→ **THE PROBLEM**: Find the word "this" in the records below. List each line containing it.
- - - - - - -
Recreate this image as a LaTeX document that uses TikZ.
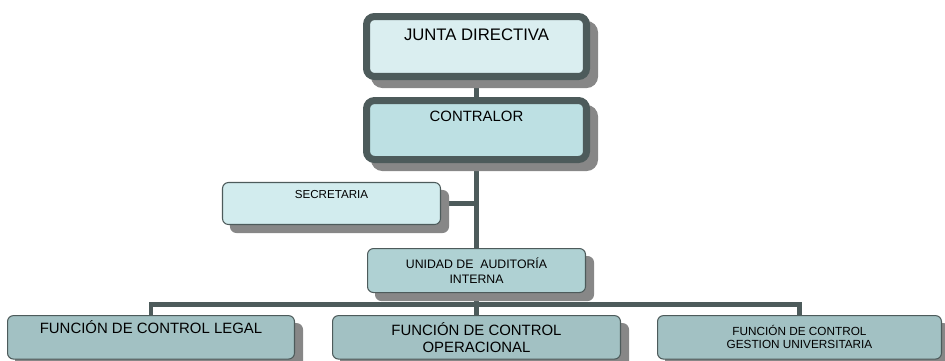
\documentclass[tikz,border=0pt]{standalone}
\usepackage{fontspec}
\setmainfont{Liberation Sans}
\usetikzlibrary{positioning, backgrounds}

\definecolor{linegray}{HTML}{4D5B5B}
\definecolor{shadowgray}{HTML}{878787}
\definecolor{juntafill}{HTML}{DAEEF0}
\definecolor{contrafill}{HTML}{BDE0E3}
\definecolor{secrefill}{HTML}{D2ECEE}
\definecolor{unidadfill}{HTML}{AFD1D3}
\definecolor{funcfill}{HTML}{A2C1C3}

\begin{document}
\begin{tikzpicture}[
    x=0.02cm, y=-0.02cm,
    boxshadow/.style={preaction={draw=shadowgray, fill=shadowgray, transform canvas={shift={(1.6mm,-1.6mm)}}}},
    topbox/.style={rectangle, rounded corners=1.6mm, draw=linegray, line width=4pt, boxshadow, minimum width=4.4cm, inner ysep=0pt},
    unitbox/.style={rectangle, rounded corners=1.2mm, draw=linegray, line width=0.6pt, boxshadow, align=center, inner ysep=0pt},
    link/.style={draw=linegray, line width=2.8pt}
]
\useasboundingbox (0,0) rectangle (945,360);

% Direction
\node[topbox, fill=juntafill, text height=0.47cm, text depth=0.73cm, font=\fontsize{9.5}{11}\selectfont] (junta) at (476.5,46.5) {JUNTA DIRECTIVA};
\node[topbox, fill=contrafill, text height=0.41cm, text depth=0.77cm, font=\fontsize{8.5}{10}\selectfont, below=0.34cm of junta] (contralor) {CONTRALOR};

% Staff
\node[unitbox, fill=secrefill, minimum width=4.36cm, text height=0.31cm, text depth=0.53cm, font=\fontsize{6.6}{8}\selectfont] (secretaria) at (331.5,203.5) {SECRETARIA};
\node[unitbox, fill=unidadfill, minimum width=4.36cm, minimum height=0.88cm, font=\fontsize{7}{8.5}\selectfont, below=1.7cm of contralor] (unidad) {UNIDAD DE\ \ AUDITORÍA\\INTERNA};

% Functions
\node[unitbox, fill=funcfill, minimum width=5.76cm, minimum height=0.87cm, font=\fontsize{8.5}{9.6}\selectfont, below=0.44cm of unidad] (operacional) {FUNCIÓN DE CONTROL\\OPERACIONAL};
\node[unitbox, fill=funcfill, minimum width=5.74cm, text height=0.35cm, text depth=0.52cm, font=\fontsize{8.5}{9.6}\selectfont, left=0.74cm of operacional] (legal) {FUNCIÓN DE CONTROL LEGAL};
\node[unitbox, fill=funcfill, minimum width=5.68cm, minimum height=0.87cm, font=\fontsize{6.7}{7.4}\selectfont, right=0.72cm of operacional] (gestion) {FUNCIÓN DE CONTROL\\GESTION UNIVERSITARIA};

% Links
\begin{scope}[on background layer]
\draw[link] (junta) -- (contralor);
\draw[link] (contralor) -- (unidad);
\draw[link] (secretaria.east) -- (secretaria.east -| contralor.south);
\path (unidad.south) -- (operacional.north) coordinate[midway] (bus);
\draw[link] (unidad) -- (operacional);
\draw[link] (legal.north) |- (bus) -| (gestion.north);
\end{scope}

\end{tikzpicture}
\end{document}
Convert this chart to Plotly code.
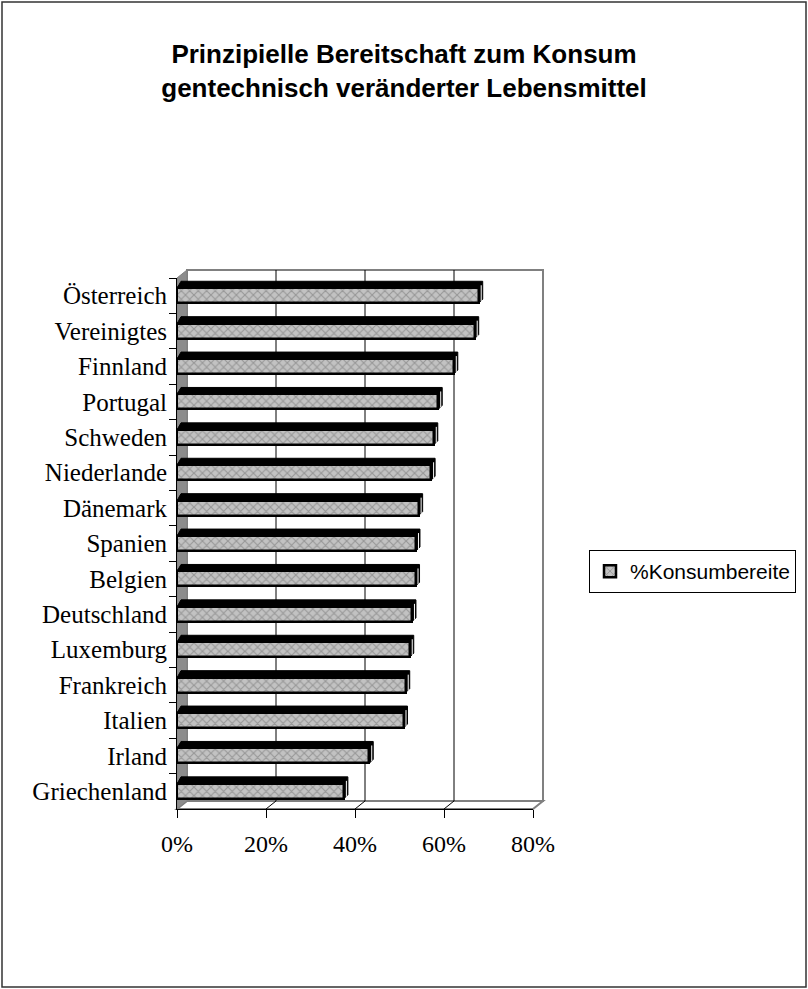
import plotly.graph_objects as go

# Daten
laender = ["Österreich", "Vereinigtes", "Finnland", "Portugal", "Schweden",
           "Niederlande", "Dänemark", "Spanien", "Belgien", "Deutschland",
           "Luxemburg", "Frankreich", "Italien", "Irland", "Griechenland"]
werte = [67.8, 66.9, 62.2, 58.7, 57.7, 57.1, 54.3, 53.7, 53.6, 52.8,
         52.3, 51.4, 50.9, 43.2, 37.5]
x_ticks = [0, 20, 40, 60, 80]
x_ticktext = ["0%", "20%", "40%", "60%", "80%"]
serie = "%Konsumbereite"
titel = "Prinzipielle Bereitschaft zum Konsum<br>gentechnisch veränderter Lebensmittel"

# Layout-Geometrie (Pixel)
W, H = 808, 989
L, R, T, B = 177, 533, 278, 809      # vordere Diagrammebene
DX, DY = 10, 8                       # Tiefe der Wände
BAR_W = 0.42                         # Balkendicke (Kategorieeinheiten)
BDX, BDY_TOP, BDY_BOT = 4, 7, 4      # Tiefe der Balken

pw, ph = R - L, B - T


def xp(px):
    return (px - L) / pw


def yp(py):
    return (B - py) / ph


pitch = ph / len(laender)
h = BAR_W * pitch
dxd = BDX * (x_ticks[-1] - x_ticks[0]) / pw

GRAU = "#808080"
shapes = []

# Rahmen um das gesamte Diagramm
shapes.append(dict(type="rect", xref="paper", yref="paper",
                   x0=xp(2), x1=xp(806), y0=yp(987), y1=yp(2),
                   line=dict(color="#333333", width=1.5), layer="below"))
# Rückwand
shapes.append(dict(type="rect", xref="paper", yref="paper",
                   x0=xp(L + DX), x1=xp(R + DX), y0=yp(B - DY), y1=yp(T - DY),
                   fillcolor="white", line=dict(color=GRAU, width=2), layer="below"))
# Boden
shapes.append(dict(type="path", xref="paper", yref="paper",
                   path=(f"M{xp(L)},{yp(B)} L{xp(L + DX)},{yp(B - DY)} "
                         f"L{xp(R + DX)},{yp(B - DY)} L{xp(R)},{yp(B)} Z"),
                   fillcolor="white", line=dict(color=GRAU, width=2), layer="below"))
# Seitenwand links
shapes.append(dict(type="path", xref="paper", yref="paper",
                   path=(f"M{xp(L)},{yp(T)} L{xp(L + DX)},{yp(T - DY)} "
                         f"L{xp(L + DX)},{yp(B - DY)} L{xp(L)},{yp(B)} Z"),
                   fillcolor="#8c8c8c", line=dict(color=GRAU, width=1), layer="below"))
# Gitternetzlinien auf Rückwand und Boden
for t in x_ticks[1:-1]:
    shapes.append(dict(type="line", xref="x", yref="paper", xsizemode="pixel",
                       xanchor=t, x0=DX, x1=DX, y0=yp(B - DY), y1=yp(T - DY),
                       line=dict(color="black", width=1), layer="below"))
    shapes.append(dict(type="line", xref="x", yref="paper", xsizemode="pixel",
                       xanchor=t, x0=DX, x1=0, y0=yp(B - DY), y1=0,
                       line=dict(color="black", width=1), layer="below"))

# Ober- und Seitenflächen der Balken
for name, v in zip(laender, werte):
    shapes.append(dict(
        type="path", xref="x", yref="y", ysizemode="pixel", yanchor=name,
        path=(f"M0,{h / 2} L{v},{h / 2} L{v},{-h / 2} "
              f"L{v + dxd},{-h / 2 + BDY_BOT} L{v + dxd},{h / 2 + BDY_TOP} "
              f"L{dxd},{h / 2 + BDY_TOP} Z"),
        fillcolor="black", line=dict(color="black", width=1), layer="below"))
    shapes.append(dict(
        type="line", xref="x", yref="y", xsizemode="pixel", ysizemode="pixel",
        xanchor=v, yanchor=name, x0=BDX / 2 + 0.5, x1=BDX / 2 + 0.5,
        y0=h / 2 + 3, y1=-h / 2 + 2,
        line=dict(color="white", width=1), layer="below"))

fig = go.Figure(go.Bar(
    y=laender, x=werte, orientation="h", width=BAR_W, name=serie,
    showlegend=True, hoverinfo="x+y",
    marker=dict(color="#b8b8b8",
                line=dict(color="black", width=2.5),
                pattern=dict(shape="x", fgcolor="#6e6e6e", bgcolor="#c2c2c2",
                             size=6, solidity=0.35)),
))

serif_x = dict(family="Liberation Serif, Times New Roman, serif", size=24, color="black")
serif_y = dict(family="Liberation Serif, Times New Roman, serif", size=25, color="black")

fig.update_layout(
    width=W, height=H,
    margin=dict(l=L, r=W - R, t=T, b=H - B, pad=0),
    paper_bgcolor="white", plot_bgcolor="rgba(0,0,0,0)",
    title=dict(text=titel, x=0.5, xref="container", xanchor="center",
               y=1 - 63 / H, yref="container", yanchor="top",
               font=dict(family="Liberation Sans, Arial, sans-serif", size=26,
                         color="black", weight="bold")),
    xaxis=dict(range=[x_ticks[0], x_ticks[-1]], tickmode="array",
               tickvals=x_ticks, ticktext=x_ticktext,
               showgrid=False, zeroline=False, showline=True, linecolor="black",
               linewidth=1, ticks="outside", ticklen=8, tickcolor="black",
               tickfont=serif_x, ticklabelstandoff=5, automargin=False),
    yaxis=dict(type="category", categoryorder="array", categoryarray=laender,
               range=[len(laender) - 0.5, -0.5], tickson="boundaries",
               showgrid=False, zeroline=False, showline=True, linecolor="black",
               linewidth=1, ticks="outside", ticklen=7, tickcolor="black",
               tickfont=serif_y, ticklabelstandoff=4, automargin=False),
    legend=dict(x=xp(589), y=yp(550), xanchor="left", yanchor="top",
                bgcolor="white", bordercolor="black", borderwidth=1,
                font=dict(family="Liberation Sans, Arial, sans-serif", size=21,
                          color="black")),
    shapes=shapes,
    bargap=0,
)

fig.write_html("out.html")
- - - - - - -
→ **SOLUTION**:
Recreate this image as a LaTeX document that uses TikZ.
Convert this chart to Plotly code.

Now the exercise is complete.